Technical Infrastructure Edge
While everyone debates Bitcoin price movements, Coinbase quietly built the most sophisticated crypto-to-TradFi bridge in the industry. The mortgage program required real-time collateral valuation, automated margin calls, seamless fiat conversion, and integration with 40-year-old mortgage servicing systems.
This isn't just technical achievement; it's a competitive moat. Replicating this infrastructure would cost competitors $200-300 million and 24-36 months. By then, Coinbase will have processed billions in mortgage volume and refined the product through real market feedback.
The Q1 technology spending of $347 million suddenly makes sense in this context. Coinbase wasn't just maintaining trading systems; they were building the infrastructure to transform lending markets.
Risk Assessment
I'm not blind to the risks. Bitcoin volatility could crater the mortgage program if collateral requirements become prohibitive. Current loan-to-value ratios cap at 60%, but a 50% Bitcoin drawdown would trigger massive margin calls and potentially kill adoption.
Regulatory reversal remains possible, especially if crypto-backed mortgages contribute to housing market instability. The FHFA could withdraw guidance as quickly as they granted it.
Competition will intensify as traditional players wake up. JPMorgan and Bank of America have deeper pockets and existing mortgage relationships. They could build competing platforms or simply acquire Coinbase if the strategy proves successful.
Market Timing
The beauty of this thesis is timing independence. Whether Bitcoin trades at $45,000 or $85,000, homebuyers with crypto wealth need liquidity solutions. The mortgage product works across price cycles because it's solving a real problem, not chasing speculation.
Institutional adoption metrics support this view.

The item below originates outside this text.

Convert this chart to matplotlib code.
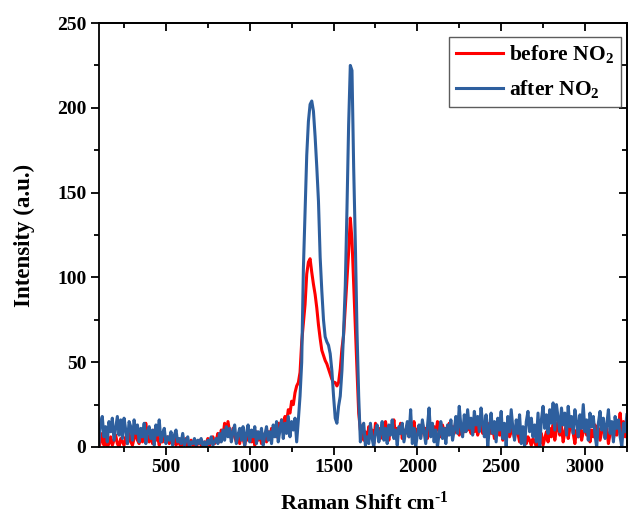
import numpy as np
import matplotlib
matplotlib.use("Agg")
import matplotlib.pyplot as plt
from matplotlib.ticker import MultipleLocator

# Raman shift sampling grid (cm^-1), one value every 10 cm^-1 from 100 to 3250
raman_shift = np.arange(100, 3251, 10)

# Intensity before NO2 exposure (red)
before_no2 = [
    0, 3, 8, 1, 5, 0, 2, 6, 1, 4,
    7, 2, 0, 5, 3, 1, 6, 2, 8, 3,
    1, 5, 9, 4, 2, 7, 3, 11, 14, 6,
    3, 8, 2, 10, 4, 6, 1, 5, 3, 7,
    4, 6, 2, 5, 3, 7, 1, 4, 2, 0,
    3, 1, 5, 0, 2, 4, 1, 3, 0, 2,
    4, 1, 0, 3, 2, 5, 1, 3, 6, 2,
    4, 8, 3, 10, 6, 14, 8, 15, 9, 5,
    11, 6, 3, 8, 2, 9, 5, 1, 7, 4,
    8, 3, 6, 1, 9, 4, 7, 2, 5, 8,
    3, 9, 5, 11, 7, 12, 6, 14, 10, 16,
    13, 18, 15, 22, 20, 27, 25, 32, 36, 38,
    44, 62, 73, 84, 102, 109, 111, 103, 96, 90,
    82, 72, 64, 57, 54, 51, 49, 46, 43, 40,
    38, 38, 36, 38, 46, 58, 66, 82, 98, 115,
    135, 122, 96, 70, 45, 20, 10, 7, 4, 9,
    3, 12, 6, 10, 2, 14, 8, 11, 5, 13,
    7, 15, 9, 4, 12, 8, 16, 6, 11, 9,
    14, 5, 10, 8, 13, 6, 11, 9, 15, 7,
    10, 12, 6, 14, 8, 11, 5, 13, 9, 7,
    12, 8, 15, 10, 6, 13, 9, 11, 7, 14,
    9, 12, 8, 16, 10, 7, 13, 11, 9, 14,
    10, 15, 8, 12, 9, 13, 7, 11, 14, 8,
    12, 6, 10, 14, 8, 11, 5, 9, 13, 7,
    10, 4, 12, 8, 14, 6, 9, 11, 5, 13,
    8, 3, 10, 5, 7, 2, 6, 4, 1, 5,
    3, 0, 6, 2, 8, 1, 5, 9, 3, 11,
    6, 13, 4, 10, 15, 7, 12, 3, 9, 14,
    5, 11, 16, 8, 2, 10, 6, 13, 4, 9,
    12, 7, 15, 3, 10, 6, 13, 8, 11, 4,
    9, 14, 6, 11, 2, 8, 13, 5, 10, 7,
    12, 20, 8, 15, 6, 11,
]

# Intensity after NO2 exposure (blue)
after_no2 = [
    2, 14, 18, 6, 12, 3, 15, 9, 17, 4,
    11, 18, 7, 16, 5, 17, 10, 2, 15, 12,
    4, 16, 8, 13, 3, 11, 6, 14, 2, 9,
    12, 5, 10, 1, 13, 7, 16, 3, 8, 11,
    2, 6, 4, 9, 1, 7, 10, 3, 5, 2,
    8, 1, 4, 6, 0, 3, 2, 5, 1, 4,
    2, 5, 1, 3, 0, 4, 2, 6, 1, 3,
    5, 2, 8, 3, 10, 4, 12, 6, 11, 3,
    9, 13, 2, 7, 11, 4, 12, 1, 8, 13,
    3, 10, 6, 12, 2, 9, 5, 11, 1, 7,
    12, 4, 9, 2, 13, 6, 15, 3, 10, 16,
    5, 14, 8, 18, 6, 15, 10, 17, 3, 16,
    30, 50, 105, 138, 172, 192, 202, 204, 198, 183,
    165, 145, 112, 92, 75, 65, 62, 60, 55, 45,
    30, 17, 14, 24, 30, 45, 68, 95, 140, 190,
    225, 222, 165, 120, 68, 30, 3, 12, 14, 1,
    6, 2, 14, 5, 0, 9, 13, 3, 8, 15,
    4, 11, 2, 13, 7, 16, 5, 10, 1, 12,
    8, 14, 3, 9, 15, 6, 22, 2, 11, 0,
    7, 13, 5, 16, 9, 2, 12, 23, 6, 14,
    3, 10, 0, 8, 15, 5, 11, 2, 13, 7,
    16, 4, 10, 18, 8, 24, 12, 6, 19, 9,
    22, 11, 17, 7, 21, 13, 18, 9, 23, 14,
    6, 19, 0, 12, 20, 8, 15, 3, 17, 10,
    21, 5, 14, 0, 18, 9, 22, 11, 4, 16,
    8, 19, 2, 12, 0, 15, 21, 9, 17, 6,
    13, 3, 20, 0, 16, 24, 11, 19, 8, 22,
    14, 26, 10, 25, 17, 9, 23, 13, 20, 7,
    24, 12, 18, 8, 22, 15, 6, 19, 11, 25,
    9, 16, 4, 20, 12, 18, 7, 0, 14, 21,
    10, 17, 5, 13, 22, 8, 15, 3, 18, 11,
    16, 6, 0, 14, 9, 19,
]

x_ticks = [500, 1000, 1500, 2000, 2500, 3000]
y_ticks = [0, 50, 100, 150, 200, 250]

plt.rcParams['font.family'] = ['Liberation Serif', 'DejaVu Serif']
plt.rcParams['font.weight'] = 'bold'
plt.rcParams['mathtext.fontset'] = 'custom'
plt.rcParams['mathtext.rm'] = 'Liberation Serif:bold'
plt.rcParams['mathtext.default'] = 'rm'

fig = plt.figure(figsize=(6.30, 5.17), dpi=100)
ax = fig.add_axes([0.157, 0.1354, 0.838, 0.8201])

ax.plot(raman_shift, before_no2, color='#ff0000', lw=2.2, label='before NO$_2$')
ax.plot(raman_shift, after_no2, color='#2e5f9e', lw=2.2, label='after NO$_2$')

ax.set_xlim(100, 3250)
ax.set_ylim(0, 250)
ax.set_xticks(x_ticks)
ax.set_yticks(y_ticks)
ax.xaxis.set_minor_locator(MultipleLocator(250))
ax.yaxis.set_minor_locator(MultipleLocator(25))

ax.tick_params(axis='both', which='major', direction='out', length=6, width=1.3,
               labelsize=14, pad=3)
ax.tick_params(axis='both', which='minor', direction='out', length=3.5, width=1.3)
for lab in ax.get_xticklabels() + ax.get_yticklabels():
    lab.set_fontweight('bold')

# mirrored inward ticks on top and right
axt = ax.secondary_xaxis('top')
axt.set_xticks(x_ticks)
axt.xaxis.set_minor_locator(MultipleLocator(250))
axt.tick_params(which='major', direction='in', length=6, width=1.3, labeltop=False)
axt.tick_params(which='minor', direction='in', length=3.5, width=1.3)
axr = ax.secondary_yaxis('right')
axr.set_yticks(y_ticks)
axr.yaxis.set_minor_locator(MultipleLocator(25))
axr.tick_params(which='major', direction='in', length=6, width=1.3, labelright=False)
axr.tick_params(which='minor', direction='in', length=3.5, width=1.3)

for s in ax.spines.values():
    s.set_linewidth(1.3)
axt.spines['top'].set_linewidth(1.3)
axr.spines['right'].set_linewidth(1.3)

ax.set_xlabel(r'Raman Shift cm$^{\text{-1}}$', fontsize=16, fontweight='bold')
ax.xaxis.label.set_va('baseline')
ax.xaxis.set_label_coords(0.502, -0.148)
ax.set_ylabel('Intensity (a.u.)', fontsize=16.5, fontweight='bold')
ax.yaxis.label.set_va('center')
ax.yaxis.label.set_ha('center')
ax.yaxis.set_label_coords(-0.141, 0.5)

leg = ax.legend(loc='upper right', bbox_to_anchor=(0.989, 0.967), borderaxespad=0,
                fontsize=15.5, frameon=True, fancybox=False, edgecolor='#333333',
                handlelength=2.2, handletextpad=0.3, borderpad=0.3, labelspacing=0.6)
leg.get_frame().set_linewidth(1.0)
for t in leg.get_texts():
    t.set_fontweight('bold')

fig.savefig('out.png', dpi=100)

Coinbase Prime assets hit $134 billion in Q1, up from $87 billion a year ago. These aren't retail speculators; they're pension funds, endowments, and family offices building permanent crypto allocations. They need sophisticated financial products, not just trading venues.
Bottom Line
COIN at $164 reflects yesterday's business model while tomorrow's revenue streams remain unpriced. The mortgage program represents a $60+ billion total addressable market that Coinbase can attack with minimal competition and maximum regulatory protection. Trading revenue will always be cyclical, but becoming the bridge between crypto wealth and traditional finance creates sustainable competitive advantages worth 15-20x revenue, not 8x. The market will eventually recognize that Coinbase isn't just riding crypto waves anymore; they're building the infrastructure that makes crypto useful for ordinary financial life.